Node groups cannot be more than one Kubernetes version behind the cluster. This means that all of your node groups must be running the same version of Kubernetes as the cluster before you update the cluster to a new Kubernetes version. You cannot roll back a node group to an earlier Kubernetes version.
Health and observability
We automatically check the configuration of your node group and report any issues through the EKS API and console. This includes information about required resources being deleted, unreachable, or unavailable (such as “Ec2LaunchTemplateNotFound” and “InsufficientFreeAddresses”), issues we encounter during updates (for example “PodEvictionFailure” and “PodDeletionFailure”), limits (such as. “InstanceLimitExceeded”), as well as creation and deletion failures (such as “NodeCreationFailure”). In the EKS console, you’ll notice that any node groups with reported health issues will be flagged as DEGRADED and you can see more details in the Health Issues tab of the node group detail.
The familiar EKS logging capabilities are available for the control plane, and for the data plane logs and metrics you have a range of options, depending on the use case: from direct node-level SSH access to open source log routers to CloudWatch Container Insights. Note that any such agents you install are, as of time of launch, not managed by AWS.

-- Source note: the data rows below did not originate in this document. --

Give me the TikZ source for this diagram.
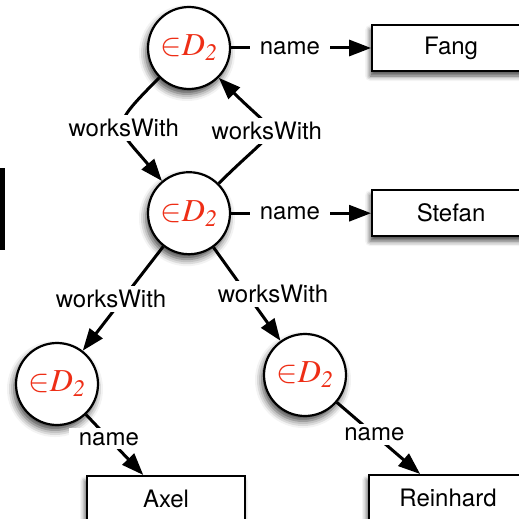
\documentclass[tikz,border=0pt]{standalone}
\usepackage{mathptmx}
\usepackage{fontspec}
\setmainfont{TeX Gyre Heros}
\usepackage{xcolor}
\usepackage{tikz}
\usetikzlibrary{arrows.meta, positioning, shadows.blur}
\definecolor{setred}{RGB}{238,46,22}
\newcommand{\indom}{$\mathord{\in}D_{\mathit{2}}$}

\begin{document}
\begin{tikzpicture}[
  x=1pt, y=1pt, >={Triangle[length=22pt, width=16pt]},
  node distance=140pt,
  res/.style={circle, draw, line width=2.2pt, fill=white, minimum size=82pt, inner sep=0pt,
    text=setred, font=\fontsize{32}{38}\selectfont,
    blur shadow={shadow xshift=-2pt, shadow yshift=-5pt, shadow blur radius=7pt, shadow opacity=75}},
  lit/.style={draw, line width=2pt, fill=white, minimum width=158pt, minimum height=46pt,
    font=\fontsize{24}{28}\selectfont,
    blur shadow={shadow xshift=-2pt, shadow yshift=-5pt, shadow blur radius=5pt, shadow opacity=70}},
  rel/.style={->, line width=3pt},
  lab/.style={fill=white, inner xsep=10pt, inner ysep=4pt, font=\fontsize{24}{28}\selectfont}
]
\useasboundingbox (0,0) rectangle (519,-519);
\clip (0,0) rectangle (519,-519);
\fill (0,-168) rectangle (5,-250);
\node[res] (p1) at (189,-48) {\indom};
\node[res, below=81pt of p1] (p2) {\indom};
\node[res] (p3) at (57,-384) {\indom};
\node[res] (p4) at (305,-375) {\indom};
\node[lit, right=of p1] (fang) {Fang};
\node[lit, right=of p2] (stefan) {Stefan};
\node[lit] (axel) at (166,-499) {Axel};
\node[lit] (reinhard) at (448,-498) {Reinhard};
\draw[rel] (p1) -- node[lab, pos=.42]{name} (fang);
\draw[rel] (p2) -- node[lab, pos=.42]{name} (stefan);
\draw[rel] (p1) to[out=225, in=130, looseness=1.8] node[lab]{worksWith} (p2);
\draw[rel] (p2) to[out=45, in=-45, looseness=2.2] node[lab]{worksWith} (p1);
\draw[rel] (p2) -- node[lab, xshift=-12pt]{worksWith} (p3);
\draw[rel] (p2) -- node[lab, xshift=26pt]{worksWith} (p4);
\draw[rel] (p3) -- node[lab, pos=.4]{name} (axel);
\draw[rel] (p4) -- node[lab, pos=.45]{name} (reinhard);
\end{tikzpicture}
\end{document}
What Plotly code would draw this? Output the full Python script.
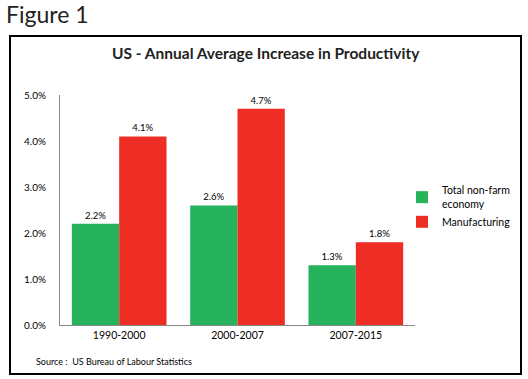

In addition, a number of node group-level events, such as create, update and delete is recorded in AWS CloudTrail. Note that while we perform a drain on node termination and node group deletion, the respective events are, for now, not available through CloudTrial.
Next steps
Today’s launch of the managed node groups is a big leap forward for making it easier than ever to run a production-ready, highly-available Kubernetes cluster on AWS, but its only the first step for us to provide a fully managed data plane as part of EKS. We will continue to add new functionality and enhance the coverage of node groups, based on your feedback, including but not limited to support for additional AMI types (including Windows and custom AMIs), support for EC2 launch configurations, and automatic updates. Let us know what your priorities are and share if something doesn’t work the way you expect as feedback here on this post or via an issue on our AWS Containers Roadmap on GitHub.